The Maleficir banked right, then angled its engines for an immediate spin-around. Raege rolled over onto her back to look up at the gun-cutter as it opened up with its nose-mounted autocannon in a strafing hover, ripping holes through the rooftop. The baleful chorus of the six jets lowered in pitch as it slowed down and dropped altitude, beginning to circle around to get a better shot at the Commissar and Hyll, the two of whom were just on the edge of the crosswalk to the chapel.
Freuden and Lockwood opened fire on the Maleficir with their hellguns, keeping low behind solid guard rails while Firch looked for a chance to slip into the open to grab Jacobi; as Freuden leapt up to fire another burst, one of the gunship's heavy stubbers, attached to a stabilizer hardpoint, swung backwards on its axis and fired at him – one round put a dent in his breastplate, while another tore into his shoulder plate and ripped the seal, causing him to hiss and swear as the flesh bubbled.
"Lockwood!" Raege shouted, ignoring Leebhr's yowling. "Run!
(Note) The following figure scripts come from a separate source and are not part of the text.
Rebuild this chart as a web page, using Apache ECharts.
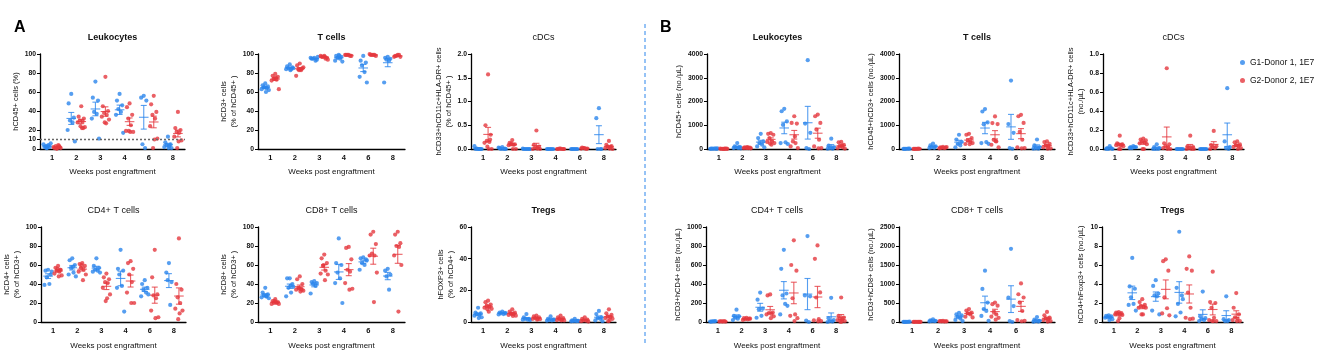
<!DOCTYPE html>
<html><head><meta charset="utf-8">
<script src="https://cdn.jsdelivr.net/npm/echarts@6/dist/echarts.min.js"></script>
<style>html,body{margin:0;padding:0;background:#fff}#c{width:1320px;height:361px}</style>
</head><body><div id="c"></div><script>
const weeks = ['1','2','3','4','6','8'];
const groupNames = ['G1-Donor 1, 1E7', 'G2-Donor 2, 1E7'];
const aLeuTicks = [0, 10, 20, 40, 60, 80, 100];
const aLeuThreshold = 10;

// Panel A (% values)
const aLeuG1 = [[1,2,2,3,4,5,6,3,1],[58,48,33,30,28,20,8],[71,54,51,39,37,32,11],[58,51,46,42,39,36,17],[56,54,51,5,1],[13,7,5,4,3,2,1,1]];
const aLeuG2 = [[0.5,1,2,3,4,2,1,1.5,0.5,3],[45,34,32,30,29,28,23,22,24,22],[76,45,40,38,36,34,31,27,28],[48,44,36,32,25,19,18,18,19],[56,47,39,36,32,24,11,10,1],[39,22,20,18,17,13,9,8,1]];
const aTG1 = [[69,67,66,65,64,63,62,60,65],[89,87,86,85,84,84,85,83],[96,95,94,95,93,96,97],[99,98,97,96,95,93,92,98],[98,93,91,88,81,76,70],[97,96,95,94,93,70]];
const aTG2 = [[79,77,76,74,73,72,63,75,74],[90,88,85,84,83,77,86,84,83],[98,97,96,97,95,98,94,97],[99,99,98,99,98,99],[99,99,98,99,99,100],[99,98,97,98,99,97]];
const aDcG1 = [[0,0,0,0.01,0,0.06,0,0],[0.04,0.02,0.01,0,0,0.03,0],[0,0,0,0,0,0.01,0],[0,0,0,0,0,0],[0,0,0,0,0,0],[0.86,0.65,0,0,0]];
const aDcG2 = [[1.57,0.5,0.3,0.17,0.15,0.13,0,0,0.05,0.2],[0.19,0.13,0.1,0.1,0.09,0.08,0,0,0.12],[0.39,0.09,0.05,0.03,0.02,0,0,0.01],[0.01,0,0,0.01,0,0,0],[0.02,0.03,0.01,0.02,0,0.01],[0.17,0.09,0.06,0.05,0.03,0.02,0,0.01]];
const aCd4G1 = [[55,54,50,47,40,39,53],[67,65,60,57,52,50,48,58],[67,59,57,55,54,53,52],[76,56,54,50,38,36,11],[44,40,36,34,31,27,29],[62,52,42,44,18]];
const aCd4G2 = [[59,57,55,54,53,51,49,48,56,55],[62,61,59,57,55,53,50,44,60],[51,47,45,42,41,36,29,25,22],[64,62,56,50,42,31,20,20],[76,47,29,28,25,12,5,4],[88,40,34,26,20,14,12,9,3]];
const aCd8G1 = [[36,31,29,28,27,26,25,27],[46,46,40,36,31,27,37,38],[43,42,41,40,38,30],[88,62,60,52,46,41,20],[68,67,66,62,60,55,65],[56,54,50,48,34]];
const aCd8G2 = [[24,22,21,20,20,19,19,21,22],[48,45,40,36,35,34,33,32,35,34],[71,67,62,59,54,51,50,44,60],[79,78,66,55,53,41,35,34],[95,92,82,72,70,70,52,21],[95,92,83,80,79,70,60,11]];
const aTrG1 = [[9,6,5.5,5,4.5,4,3,2.5],[6.5,6,5.8,5.5,5,4.8,5.5],[5,3,2,2,1.5,1.5,1.2],[3.5,2,1.5,1.2,1,0.8,1.5],[2,1,0.8,0.6,0.5,0.4,0.7],[7,5,3,2.5,2,1,0.5]];
const aTrG2 = [[13.5,12.5,11,10.4,9.5,9,8.3,6.5,8],[8,6.5,6,5.5,5,4.5,4,3.8,5],[4,3.5,3,2.5,2,2,1.8,1.5],[4,3,2.5,2,1.5,1.2,1,1],[3,2,1.5,1,0.8,0.5,0.3],[8,5.5,4.5,3.5,3,2.5,2,1,0.5]];

// Panel B (no./µL)
const bLeuG1 = [[10,20,5,15,30,8,25],[250,110,90,70,60,40,30,50],[640,460,320,250,180,110,70],[1690,1590,1160,1020,280,250,210],[3740,1070,680,40,0],[435,140,70,40,15,10]];
const bLeuG2 = [[5,10,15,8,12,20,6,10],[80,70,60,50,40,40,30,60,50],[670,640,600,460,320,300,250,180,230],[1380,1100,1070,320,250,110,40,530],[1450,1380,1100,820,390,110,40,30],[300,280,180,110,70,40,20,140]];
const bTG1 = [[10,5,15,8,20,6],[230,150,110,70,50,40],[600,400,300,210,150,70],[1680,1580,1120,1040,290,250,220],[2880,1050,680,40,10],[400,150,70,30,15,10]];
const bTG2 = [[5,8,10,6,12,4],[90,70,60,50,40,30,80],[640,600,460,350,300,210,250,200],[1370,1090,1050,390,320,180,70,330],[1440,1380,1100,720,390,70,40,30],[320,290,220,150,100,70,30,15]];
const bDcG1 = [[0.03,0.01,0,0,0.01,0],[0.03,0.02,0.02,0.01,0.02,0.01],[0.05,0.02,0.01,0,0,0],[0,0,0,0,0,0],[0,0,0,0,0,0],[0.64,0.08,0.02,0.01,0]];
const bDcG2 = [[0.14,0.06,0.05,0.05,0.04,0.04,0.03,0,0],[0.11,0.1,0.09,0.08,0.07,0.06,0.05,0,0],[0.85,0.06,0.05,0.03,0.02,0.01,0,0],[0.14,0.03,0.02,0.01,0,0,0],[0.19,0.04,0.03,0.02,0.01,0],[0.08,0.07,0.05,0.04,0.03,0.02,0.01,0]];
const bCd4G1 = [[8,5,10,3,6],[130,65,60,45,35,20],[310,235,140,135,65,45],[760,560,300,280,190,80,170],[905,280,270,15,0],[255,40,20,10,5,0]];
const bCd4G2 = [[5,8,3,6,10,4],[45,40,35,30,28,21,35],[290,280,100,95,85,80,60,40],[860,600,540,250,80,65,40,10],[806,665,311,258,30,18,10,7],[258,64,46,35,28,20,10,5,0]];
const bCd8G1 = [[5,3,8,2,6,4],[70,45,30,25,20,15],[240,200,175,140,90,55,25],[1350,870,510,340,290,160,30],[1925,640,420,25,0],[130,60,30,20,10,5]];
const bCd8G2 = [[3,5,2,6,4,3,5],[30,25,20,15,10,20,18],[340,300,250,230,200,140,120],[510,470,430,270,200,140,110,60],[1015,730,645,510,290,50,30,20],[265,175,115,90,70,50,26,10]];
const bTrG1 = [[0.7,0.65,0.6,0.55,0.5,0.45,0.3,0.2],[6.75,3.75,3.5,2.6,1.9,1.8,1.2],[4.4,3.8,3,2.8,2.7,1.2,0.8],[9.5,3.6,2.8,1.9,1.0,0.6,2.4],[3.2,0.6,0.4,0.3,0.2,0.1],[2.7,0.3,0.2,0.1,0.1]];
const bTrG2 = [[1.05,1,0.95,0.9,0.85,0.8,0.75,0.4,0.1],[2.4,2.1,1.8,1.7,1.6,1.5,1.5,0.8,0.8],[6.6,6.4,5.4,2.6,1.45,0.9,0.7],[6.9,5.6,5.4,3.1,1.5,0.45,0.35,0.3],[5.3,2.1,2.0,1.5,0.45,0.2,0.1,0.1,0.1],[3.05,1.5,0.8,0.5,0.35,0.2,0.1,0.1]];

const FONT = '"Liberation Sans", Arial, sans-serif';
const COLORS = ['#2C86EC', '#E5383E'];
const ROW_TOP = [54, 227];
const H = 95;

const panels = [
  {t:'Leukocytes', b:true, g1:aLeuG1, g2:aLeuG2, l:40, w:145, r:0, max:100, ticks:aLeuTicks, ref:aLeuThreshold, yn:'hCD45+ cells (%)', ng:13},
  {t:'T cells', b:true, g1:aTG1, g2:aTG2, l:258, w:147, r:0, max:100, iv:20, yn:'hCD3+ cells\n(% of hCD45+ )', ng:17},
  {t:'cDCs', b:false, g1:aDcG1, g2:aDcG2, l:471, w:145, r:0, max:2, iv:0.5, dec:1, yn:'hCD33+hCD11c+HLA-DR+ cells\n(% of hCD45+ )', ng:14},
  {t:'CD4+ T cells', b:false, g1:aCd4G1, g2:aCd4G2, l:41, w:145, r:1, max:100, iv:20, yn:'hCD4+ cells\n(% of hCD3+ )', ng:16},
  {t:'CD8+ T cells', b:false, g1:aCd8G1, g2:aCd8G2, l:258, w:147, r:1, max:100, iv:20, yn:'hCD8+ cells\n(% of hCD3+ )', ng:18},
  {t:'Tregs', b:true, g1:aTrG1, g2:aTrG2, l:471, w:145, r:1, max:60, iv:20, yn:'hFOXP3+ cells\n(% of hCD4+ )', ng:15},
  {t:'Leukocytes', b:true, g1:bLeuG1, g2:bLeuG2, l:707, w:141, r:0, max:4000, iv:1000, yn:'hCD45+ cells (no./µL)', ng:23},
  {t:'T cells', b:true, g1:bTG1, g2:bTG2, l:899, w:156, r:0, max:4000, iv:1000, yn:'hCD45+hCD3+ cells (no./µL)', ng:21},
  {t:'cDCs', b:false, g1:bDcG1, g2:bDcG2, l:1103, w:141, r:0, max:1, iv:0.2, dec:1, yn:'hCD33+hCD11c+HLA-DR+ cells\n(no./µL)', ng:16},
  {t:'CD4+ T cells', b:false, g1:bCd4G1, g2:bCd4G2, l:706, w:142, r:1, max:1000, iv:200, yn:'hCD3+hCD4+ cells (no./µL)', ng:22},
  {t:'CD8+ T cells', b:false, g1:bCd8G1, g2:bCd8G2, l:899, w:156, r:1, max:2500, iv:500, yn:'hCD3+hCD8+ cells (no./µL)', ng:21},
  {t:'Tregs', b:true, g1:bTrG1, g2:bTrG2, l:1102, w:141, r:1, max:10, iv:2, yn:'hCD4+hFoxp3+ cells (no./µL)', ng:16}
];

const JIT = [0, -2.6, 2.6, -1.3, 1.3, -3.6, 3.6, 0.7, -0.7, 2, -2];
const GROUP_DX = [-5, 5];

function stats(arr) {
  const n = arr.length;
  const m = arr.reduce((a, b) => a + b, 0) / n;
  const sd = n > 1 ? Math.sqrt(arr.reduce((a, b) => a + (b - m) * (b - m), 0) / (n - 1)) : 0;
  return [m, sd / Math.sqrt(n)];
}

function errRender(dx, color) {
  return function (params, api) {
    const c = api.coord([api.value(0), api.value(1)]);
    const lo = api.coord([api.value(0), api.value(2)]);
    const hi = api.coord([api.value(0), api.value(3)]);
    const cx = c[0] + dx;
    const st = {stroke: color, lineWidth: 1.1, opacity: 0.8};
    return {type: 'group', children: [
      {type: 'line', shape: {x1: cx, y1: lo[1], x2: cx, y2: hi[1]}, style: st},
      {type: 'line', shape: {x1: cx - 3, y1: lo[1], x2: cx + 3, y2: lo[1]}, style: st},
      {type: 'line', shape: {x1: cx - 3, y1: hi[1], x2: cx + 3, y2: hi[1]}, style: st},
      {type: 'line', shape: {x1: cx - 4.8, y1: c[1], x2: cx + 4.8, y2: c[1]}, style: st}
    ]};
  };
}

const grid = [], xAxis = [], yAxis = [], series = [], graphic = [];
panels.forEach((p, k) => {
  const top = ROW_TOP[p.r];
  grid.push({left: p.l, top: top, width: p.w, height: H, containLabel: false});
  xAxis.push({
    gridIndex: k, type: 'category', data: weeks, boundaryGap: true,
    name: 'Weeks post engraftment', nameLocation: 'middle', nameGap: p.r ? 20 : 19,
    nameTextStyle: {fontFamily: FONT, fontSize: 8, color: '#111'},
    axisLine: {lineStyle: {color: '#000', width: 1.3}},
    axisTick: {alignWithLabel: true, length: 3, lineStyle: {color: '#000', width: 1}},
    axisLabel: {fontFamily: FONT, fontSize: 7.5, fontWeight: 'bold', color: '#111', margin: 5}
  });
  const y = {
    gridIndex: k, type: 'value', min: 0, max: p.max,
    name: p.yn, nameLocation: 'middle', nameRotate: 90, nameGap: p.ng,
    nameTextStyle: {fontFamily: FONT, fontSize: 7.5, color: '#111', lineHeight: 10},
    splitLine: {show: false},
    axisLine: {show: true, lineStyle: {color: '#000', width: 1.3}},
    axisTick: {show: true, length: 3, lineStyle: {color: '#000', width: 1}},
    axisLabel: {fontFamily: FONT, fontSize: 6.8, fontWeight: 'bold', color: '#111', margin: 4,
      formatter: v => p.dec ? v.toFixed(p.dec) : String(v)}
  };
  if (p.ticks) {
    y.interval = 10;
    y.axisLabel.customValues = p.ticks;
    y.axisTick.customValues = p.ticks;
  } else {
    y.interval = p.iv;
  }
  yAxis.push(y);

  [p.g1, p.g2].forEach((g, gi) => {
    const pts = [];
    const err = [];
    g.forEach((vals, ci) => {
      vals.forEach((v, j) => {
        pts.push({value: [ci, v], symbolOffset: [GROUP_DX[gi] + JIT[j % JIT.length], 0]});
      });
      const [m, se] = stats(vals);
      err.push([ci, m, Math.max(0, m - se), m + se]);
    });
    const sc = {
      name: groupNames[gi], type: 'scatter', xAxisIndex: k, yAxisIndex: k,
      data: pts, symbol: 'circle', symbolSize: 4.2,
      itemStyle: {color: COLORS[gi]}, z: 2, silent: true
    };
    if (p.ref !== undefined && gi === 0) {
      sc.markLine = {
        silent: true, symbol: 'none', label: {show: false},
        lineStyle: {type: [2, 2], color: '#666', width: 1.4},
        data: [{yAxis: p.ref}]
      };
    }
    series.push(sc);
    series.push({
      name: groupNames[gi], type: 'custom', xAxisIndex: k, yAxisIndex: k,
      data: err, renderItem: errRender(GROUP_DX[gi], COLORS[gi]), z: 3, silent: true
    });
  });

  graphic.push({
    type: 'text', x: p.l + p.w / 2, y: p.r ? 211 : 38,
    style: {text: p.t, font: (p.b ? 'bold ' : '') + '9px ' + FONT, fill: '#111', align: 'center', verticalAlign: 'middle'}
  });
});

graphic.push({type: 'text', x: 14, y: 20, style: {text: 'A', font: 'bold 16px ' + FONT, fill: '#000'}});
graphic.push({type: 'text', x: 660, y: 20, style: {text: 'B', font: 'bold 16px ' + FONT, fill: '#000'}});
graphic.push({type: 'line', shape: {x1: 645, y1: 24, x2: 645, y2: 346},
  style: {stroke: '#2C86EC', lineWidth: 1, lineDash: [4, 3]}});

const chart = echarts.init(document.getElementById('c'), null, {renderer: 'canvas'});
chart.setOption({
  animation: false,
  backgroundColor: '#fff',
  grid, xAxis, yAxis, series, graphic,
  legend: {
    data: groupNames, orient: 'vertical', left: 1235, top: 53,
    itemWidth: 5, itemHeight: 5, itemGap: 9, icon: 'circle',
    textStyle: {fontFamily: FONT, fontSize: 8.5, color: '#111'}
  }
});
</script></body></html>
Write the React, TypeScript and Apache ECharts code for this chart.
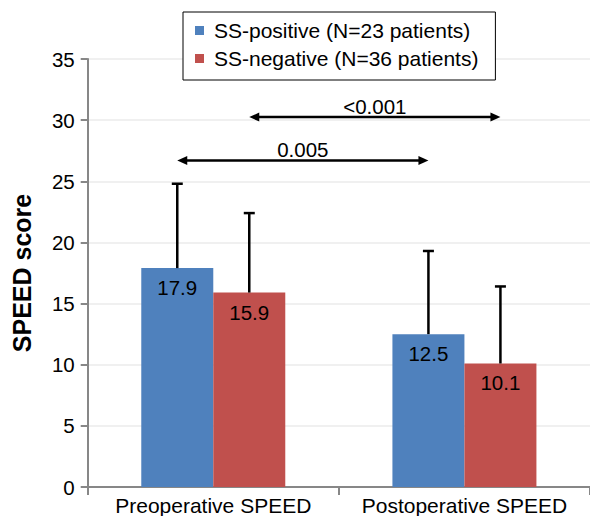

You and Firch, grab Jacobi and get into one of those buildings! Freuden, Nada, you go too!"
"What about you, Commissar?" Lockwood said.
"We're going for the chapel," Raege told her. "We've got no choice!"
"We'll try to regroup!" Lockwood cried, slipping down to get ahold of Jacobi, who was curled up and clutching his leg in a desperate attempt to cover the decaying wound.
"Shit, Major!" The downed Kasrkin painfully snapped. "Can't… reach my… medikit!"
"Just hold on!" Lockwood shouted, pulling him away by the collar-locks on his armor; Nada had already slipped by through a hatch behind them.
"Get ready to run!" Raege shouted to Hyll, who was on his belly covering his head. Raege got up and sprinted, checking back to make sure Braedr was following…
The trooper was still prone.
"Braedr!" The Commissar screamed, and immediately ran back to him as the Maleficir repositioned to avoid hitting a construction lattice. Raege knelt by him, shaking his shoulder, glancing constantly to watch as the Maleficir's guns traced a path towards the two.
Raege clamped down on Hyll's arm with her de-energized power fist, and dragged him up to his feet as she ran back towards the chapel. "I'm not leaving you to die, trooper, so get a move on!" She shouted, and pulled Braedr along until he finally decided to start moving. The Maleficir opened fire on them again, its autocannon ripping apart the crosswalk as it traveled up towards the two. Raege, having released her grip on Braedr, activated the disruptor field on her power fist, and punched her way through the reinforced door on the front of the bunker, then let Hyll in before her. An autocannon round impacted at Raege's feet, knocking her back through the doorway, forcing her to scamper the rest of the way to safety on her hands and knees.